IRS Provides Transitional Relief for 409A Compliance — Update
On October 22, 2007, the Internal Revenue Service issued Notice 2007-86, generally extending until December 31, 2008 the transition period for full operational compliance with the recently-issued final regulations under Section 409A of the Internal Revenue Code, dealing with deferred compensation plans.

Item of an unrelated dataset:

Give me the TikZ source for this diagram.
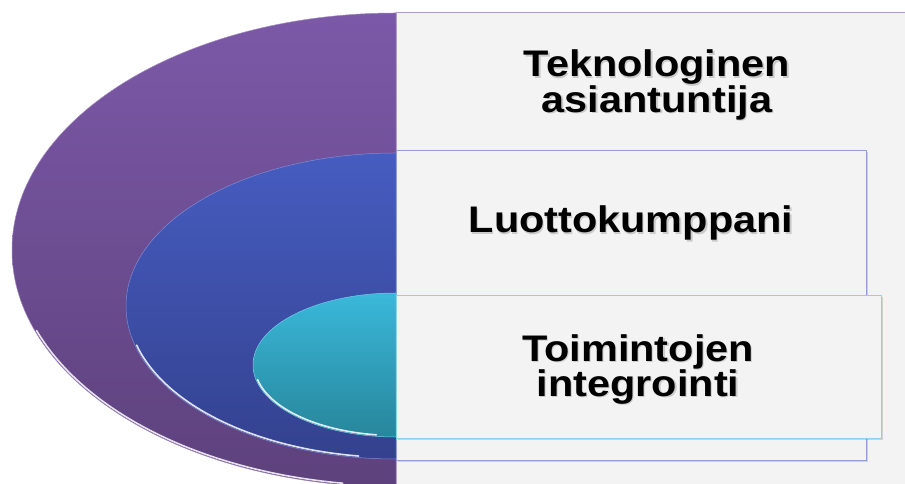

This Notice supersedes earlier IRS guidance (highlighted in the August 2007 issue of the Update) providing more limited relief with respect to the extension of the 409A deadline for documentary compliance with respect to such plans.
Under the Notice, employers are generally given an additional year to analyze all deferred compensation plans, stock rights, employment offer letters employment agreements, severance agreements and other arrangements potentially subject to Section 409A. This much sought-after transitional relief effectively maintains the current status quo for one additional year, under which employers, while obligated to operate in “good faith compliance” with Section 409A, are not required to maintain strict compliance with the final regulations thereunder.
Some additional specific highlights of Notice 2007-86 include:
Deferred compensation amounts subject to Section 409A may be amended through new payment elections (affecting both timing and method of payment) made on or before December 31, 2008. Any such payment elections made during 2008, however, will not apply to amounts otherwise payable in 2008 and may not cause an amount payable in a later year to be accelerated into 2008. So, for example, where an amount would otherwise be payable upon an event, such as separation from service, an election in 2008 cannot change the amount payable in 2008 if the employee actually separates from service in 2008. Accordingly, employees seeking payment during 2008 of previously deferred compensation amounts should make sure an election providing for such payment is in place by December 31, 2007.
Payments made under a traditional deferred compensation plan (such as a “top-hat” plan or a SERP) on or before December 31, 2008, pursuant to a “linked payment election” under a qualified retirement plan (such as a 401(k) plan or defined benefit plan) will not violate 409A, provided that the linked election was in place prior to October 3, 2004 and provided that during 2008 certain rules regarding linked plans (found in the final 409A regulations) are strictly adhered to.
Discounted stock options may be replaced with non-discounted stock options, provided that such substitution takes place on or before December 31, 2008 and no additional consideration is paid in the same year in which the replacement occurs.
Notwithstanding the extension of the final deadline for bringing any nonqualified deferred compensation plans into full operational compliance with Code Section 409A, we continue to strongly encourage clients to inventory and review all compensatory arrangements potentially subject to Section 409A as soon as possible, in order to ensure both good faith compliance during 2008 and ultimate adherence to the final 409A regulations by December 31, 2008.